More challenges ahead

Even with the capture of Bunagana and the possible demise of M23 as a military force, many challenges remain for the intervention brigade and the U.N. mission. The country’s political institutions are crumbling, corruption and poverty are widespread and ethnic divisions run deep.

U.N. officials say a political solution is still the best path forward, but in a phone interview last week, Amani Kabasha, the rebels’ political spokesman, said his group had lost trust in the U.N. mission because it was supporting Congolese forces. “Even if they kill all of the M23, another group will rise in our place,” he warned.
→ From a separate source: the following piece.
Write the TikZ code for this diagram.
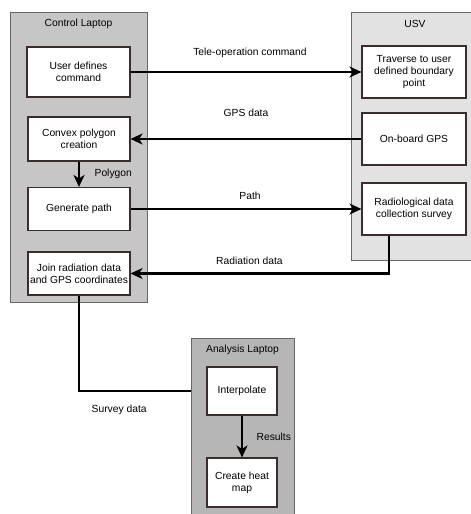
\documentclass[tikz,border=0pt]{standalone}
\usepackage{fontspec}
\setmainfont{Liberation Sans}
\usetikzlibrary{arrows.meta,positioning}

\definecolor{ctrlgray}{RGB}{198,198,198}
\definecolor{usvgray}{RGB}{226,226,226}
\definecolor{anagray}{RGB}{182,182,182}
\definecolor{boxline}{RGB}{60,45,45}

\tikzset{
	group/.style={draw=black!60, line width=0.9pt, inner sep=0pt},
	task/.style={draw=boxline, fill=white, line width=1.1pt, align=center, inner sep=2pt, font=\fontsize{10.3}{12}\selectfont},
	flow/.style={line width=2.6pt, -{Stealth[length=12pt,width=11pt,inset=3.5pt]}},
	link/.style={line width=2.6pt},
	lbl/.style={font=\fontsize{10.3}{12}\selectfont}
}

\begin{document}
\begin{tikzpicture}[x=1pt,y=-1pt]
		\useasboundingbox (0,0) rectangle (471,514);
		\clip (0,0) rectangle (471,514);

		% groups
		\draw (78.5,157) node[group, fill=ctrlgray, minimum width=137pt, minimum height=290pt] (ctrl) {};
		\draw (420.5,136) node[group, fill=usvgray, minimum width=139pt, minimum height=248pt] (usv) {};
		\draw (242.5,434) node[group, fill=anagray, minimum width=103pt, minimum height=192pt] (ana) {};
		\draw (78.5,24) node[lbl] (ctrltitle) {Control Laptop};
		\draw (415,24) node[lbl] (usvtitle) {USV};
		\draw (242.5,350) node[lbl] (anatitle) {Analysis Laptop};

		% tasks
		\draw (78.5,72) node[task, minimum width=103pt, minimum height=50pt] (cmd) {User defines\\command};
		\draw (79,139) node[task, minimum width=102pt, minimum height=44pt] (convex) {Convex polygon\\creation};
		\draw (79,209) node[task, minimum width=102pt, minimum height=43pt] (genpath) {Generate path};
		\draw (79,273.5) node[task, minimum width=102pt, minimum height=43pt] (join) {Join radiation data\\and GPS coordinates};
		\draw (414,72) node[task, minimum width=104pt, minimum height=52pt] (trav) {Traverse to user\\defined boundary\\point};
		\draw (414,139) node[task, minimum width=104pt, minimum height=52pt] (gps) {On-board GPS};
		\draw (414,209) node[task, minimum width=104pt, minimum height=52pt] (radio) {Radiological data\\collection survey};
		\draw (242,391) node[task, minimum width=70pt, minimum height=48pt] (interp) {Interpolate};
		\draw (242,482.5) node[task, minimum width=70pt, minimum height=49pt] (heat) {Create heat\\map};

		\path[flow]
			(cmd)     edge  node [lbl, above=10pt, xshift=4pt]  {Tele-operation command}  (trav)
			(gps)     edge  node [lbl, above=18pt]              {GPS data}                (convex)
			(convex)  edge  node [lbl, right=11pt]              {Polygon}                 (genpath)
			(genpath) edge  node [lbl, above=5pt, xshift=4pt]   {Path}                    (radio)
			(interp)  edge  node [lbl, right=10pt]              {Results}                 (heat);

		\draw[flow] ([xshift=-25pt]radio.south) |- node [lbl, pos=0.77, above=4pt] {Radiation data} (join.east);
		\draw[link] (join.south) |- node [lbl, pos=0.68, below=9pt] {Survey data} (interp.west -| ana.west);
\end{tikzpicture}
\end{document}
The intervention brigade is expected to go after more than 40 other militias who are committing atrocities, stealing Congo’s mineral wealth and preventing the government from functioning — a task that seems virtually impossible. There is also the problem of perception. The Enough Project, a human-rights group, said in a report last week that the brigade “risks being seen, or being used, as a pawn of Kinshasa,” the capital.

Both Kobler and Cruz said the brigade would not work with any Congolese army units that have committed human-rights abuses. They also said the brigade would work at times on its own.

U.N. and other humanitarian aid workers said in interviews that they remain worried about the new brigade.

“The presence of the FIB is a problem for all the humanitarian actors,” said Francesca Mangia, the head of Doctors Without Borders France in Goma. “When the population sees a white car, they don’t differentiate between whether it is us, the U.N. or FIB. It makes us military targets. “

Near the front line, the significance of their mission was not lost on members of the intervention brigade. Maj. Vic Vrolik, their South African commander, said that eliminating the M23 was the first step to “start concentrating on the other armed groups.”

“If we succeed, it will show that the U.N. can solve problems in war-torn areas,” he said.